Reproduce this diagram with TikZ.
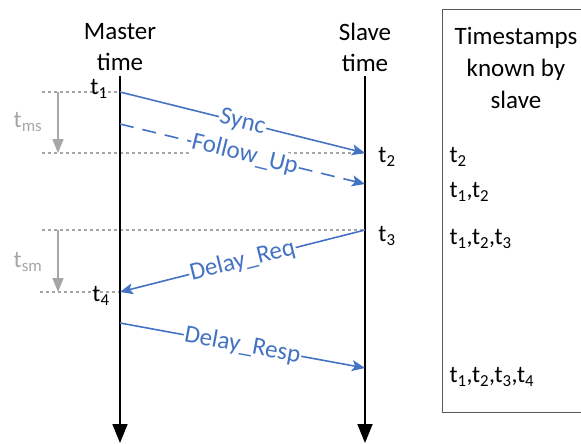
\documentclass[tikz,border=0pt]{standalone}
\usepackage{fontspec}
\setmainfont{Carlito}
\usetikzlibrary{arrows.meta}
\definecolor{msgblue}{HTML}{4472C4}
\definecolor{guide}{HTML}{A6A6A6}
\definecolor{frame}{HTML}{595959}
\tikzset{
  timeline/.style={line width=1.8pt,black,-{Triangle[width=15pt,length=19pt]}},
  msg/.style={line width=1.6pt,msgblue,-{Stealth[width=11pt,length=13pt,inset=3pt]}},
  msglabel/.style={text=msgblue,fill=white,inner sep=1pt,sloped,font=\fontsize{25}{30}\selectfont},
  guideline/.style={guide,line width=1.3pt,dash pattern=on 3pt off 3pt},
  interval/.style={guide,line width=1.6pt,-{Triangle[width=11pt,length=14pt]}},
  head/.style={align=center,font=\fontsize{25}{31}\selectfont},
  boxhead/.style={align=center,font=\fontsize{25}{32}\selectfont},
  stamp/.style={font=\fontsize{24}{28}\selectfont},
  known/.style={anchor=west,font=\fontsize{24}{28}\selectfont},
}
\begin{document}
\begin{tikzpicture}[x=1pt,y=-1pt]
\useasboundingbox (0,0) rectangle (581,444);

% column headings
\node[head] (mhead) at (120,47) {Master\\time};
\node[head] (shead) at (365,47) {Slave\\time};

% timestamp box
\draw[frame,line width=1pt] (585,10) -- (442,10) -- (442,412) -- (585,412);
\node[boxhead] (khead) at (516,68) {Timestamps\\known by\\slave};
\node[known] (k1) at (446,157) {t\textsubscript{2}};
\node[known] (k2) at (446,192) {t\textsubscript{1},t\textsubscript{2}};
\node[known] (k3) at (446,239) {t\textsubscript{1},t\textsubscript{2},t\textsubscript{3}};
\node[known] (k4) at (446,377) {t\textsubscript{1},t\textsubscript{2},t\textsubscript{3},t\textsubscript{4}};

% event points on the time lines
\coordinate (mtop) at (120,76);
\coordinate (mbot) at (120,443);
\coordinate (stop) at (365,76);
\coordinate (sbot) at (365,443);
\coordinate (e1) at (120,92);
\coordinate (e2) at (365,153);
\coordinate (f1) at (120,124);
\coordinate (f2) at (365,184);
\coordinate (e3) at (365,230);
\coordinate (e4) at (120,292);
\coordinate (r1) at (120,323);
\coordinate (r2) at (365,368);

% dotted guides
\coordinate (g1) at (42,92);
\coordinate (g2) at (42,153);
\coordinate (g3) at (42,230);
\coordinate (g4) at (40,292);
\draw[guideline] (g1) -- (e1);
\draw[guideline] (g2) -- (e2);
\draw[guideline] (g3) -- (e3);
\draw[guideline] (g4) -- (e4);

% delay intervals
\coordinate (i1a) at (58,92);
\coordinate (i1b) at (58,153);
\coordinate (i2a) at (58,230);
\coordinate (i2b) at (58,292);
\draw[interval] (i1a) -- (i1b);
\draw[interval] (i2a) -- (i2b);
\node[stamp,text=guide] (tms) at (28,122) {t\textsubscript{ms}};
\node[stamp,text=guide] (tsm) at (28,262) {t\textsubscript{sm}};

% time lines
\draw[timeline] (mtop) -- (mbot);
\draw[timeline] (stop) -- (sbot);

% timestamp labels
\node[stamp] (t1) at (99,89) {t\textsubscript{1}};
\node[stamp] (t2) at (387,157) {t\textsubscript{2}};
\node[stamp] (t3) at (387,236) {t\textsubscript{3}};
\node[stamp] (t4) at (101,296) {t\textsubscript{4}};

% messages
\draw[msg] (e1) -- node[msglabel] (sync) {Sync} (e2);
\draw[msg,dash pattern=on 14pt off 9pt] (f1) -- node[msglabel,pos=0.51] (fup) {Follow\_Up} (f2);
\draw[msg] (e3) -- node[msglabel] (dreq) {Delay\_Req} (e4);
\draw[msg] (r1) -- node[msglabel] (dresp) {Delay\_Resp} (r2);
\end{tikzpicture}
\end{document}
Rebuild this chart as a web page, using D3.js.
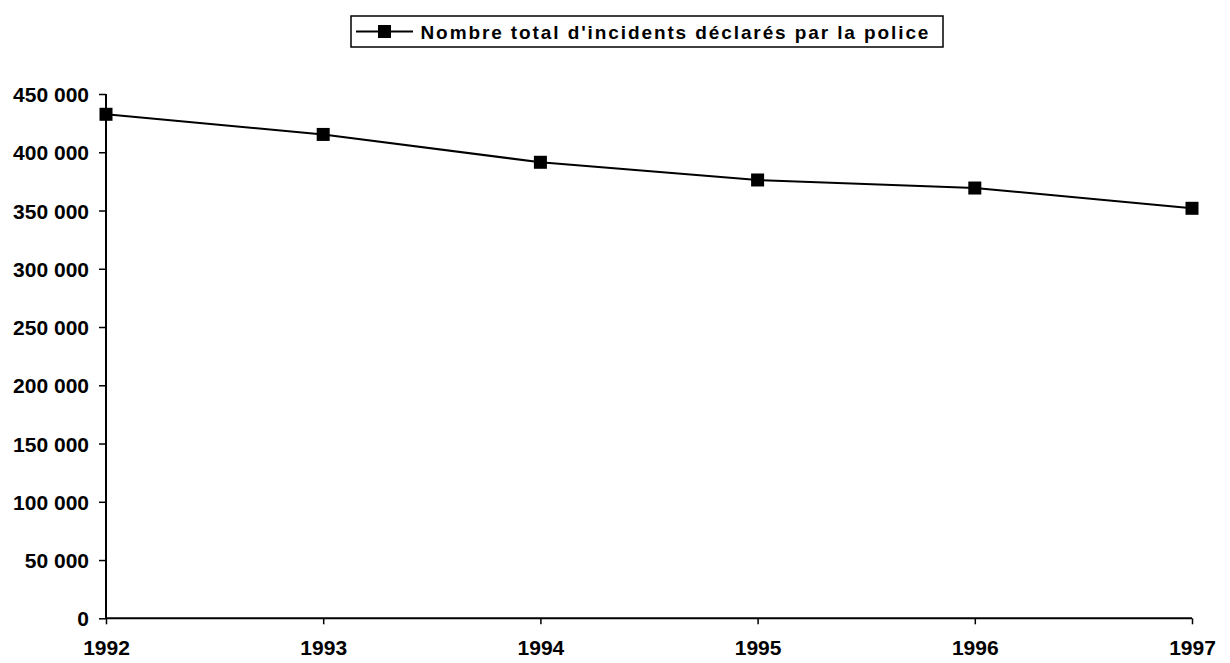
________________
BRIEF.
Every entry must be transcribed exactly. Pictures do not belong in the copy.

CORRECT ANSWER.
Reproduce this diagram with TikZ.
\documentclass[tikz,border=0pt]{standalone}
\usepackage{fontspec}
\setmainfont{Carlito}
\usetikzlibrary{arrows.meta}
\definecolor{msgblue}{HTML}{4472C4}
\definecolor{guide}{HTML}{A6A6A6}
\definecolor{frame}{HTML}{595959}
\tikzset{
  timeline/.style={line width=1.8pt,black,-{Triangle[width=15pt,length=19pt]}},
  msg/.style={line width=1.6pt,msgblue,-{Stealth[width=11pt,length=13pt,inset=3pt]}},
  msglabel/.style={text=msgblue,fill=white,inner sep=1pt,sloped,font=\fontsize{25}{30}\selectfont},
  guideline/.style={guide,line width=1.3pt,dash pattern=on 3pt off 3pt},
  interval/.style={guide,line width=1.6pt,-{Triangle[width=11pt,length=14pt]}},
  head/.style={align=center,font=\fontsize{25}{31}\selectfont},
  boxhead/.style={align=center,font=\fontsize{25}{32}\selectfont},
  stamp/.style={font=\fontsize{24}{28}\selectfont},
  known/.style={anchor=west,font=\fontsize{24}{28}\selectfont},
}
\begin{document}
\begin{tikzpicture}[x=1pt,y=-1pt]
\useasboundingbox (0,0) rectangle (581,444);

% column headings
\node[head] (mhead) at (120,47) {Master\\time};
\node[head] (shead) at (365,47) {Slave\\time};

% timestamp box
\draw[frame,line width=1pt] (585,10) -- (442,10) -- (442,412) -- (585,412);
\node[boxhead] (khead) at (516,68) {Timestamps\\known by\\slave};
\node[known] (k1) at (446,157) {t\textsubscript{2}};
\node[known] (k2) at (446,192) {t\textsubscript{1},t\textsubscript{2}};
\node[known] (k3) at (446,239) {t\textsubscript{1},t\textsubscript{2},t\textsubscript{3}};
\node[known] (k4) at (446,377) {t\textsubscript{1},t\textsubscript{2},t\textsubscript{3},t\textsubscript{4}};

% event points on the time lines
\coordinate (mtop) at (120,76);
\coordinate (mbot) at (120,443);
\coordinate (stop) at (365,76);
\coordinate (sbot) at (365,443);
\coordinate (e1) at (120,92);
\coordinate (e2) at (365,153);
\coordinate (f1) at (120,124);
\coordinate (f2) at (365,184);
\coordinate (e3) at (365,230);
\coordinate (e4) at (120,292);
\coordinate (r1) at (120,323);
\coordinate (r2) at (365,368);

% dotted guides
\coordinate (g1) at (42,92);
\coordinate (g2) at (42,153);
\coordinate (g3) at (42,230);
\coordinate (g4) at (40,292);
\draw[guideline] (g1) -- (e1);
\draw[guideline] (g2) -- (e2);
\draw[guideline] (g3) -- (e3);
\draw[guideline] (g4) -- (e4);

% delay intervals
\coordinate (i1a) at (58,92);
\coordinate (i1b) at (58,153);
\coordinate (i2a) at (58,230);
\coordinate (i2b) at (58,292);
\draw[interval] (i1a) -- (i1b);
\draw[interval] (i2a) -- (i2b);
\node[stamp,text=guide] (tms) at (28,122) {t\textsubscript{ms}};
\node[stamp,text=guide] (tsm) at (28,262) {t\textsubscript{sm}};

% time lines
\draw[timeline] (mtop) -- (mbot);
\draw[timeline] (stop) -- (sbot);

% timestamp labels
\node[stamp] (t1) at (99,89) {t\textsubscript{1}};
\node[stamp] (t2) at (387,157) {t\textsubscript{2}};
\node[stamp] (t3) at (387,236) {t\textsubscript{3}};
\node[stamp] (t4) at (101,296) {t\textsubscript{4}};

% messages
\draw[msg] (e1) -- node[msglabel] (sync) {Sync} (e2);
\draw[msg,dash pattern=on 14pt off 9pt] (f1) -- node[msglabel,pos=0.51] (fup) {Follow\_Up} (f2);
\draw[msg] (e3) -- node[msglabel] (dreq) {Delay\_Req} (e4);
\draw[msg] (r1) -- node[msglabel] (dresp) {Delay\_Resp} (r2);
\end{tikzpicture}
\end{document}
Rebuild this chart as a web page, using D3.js.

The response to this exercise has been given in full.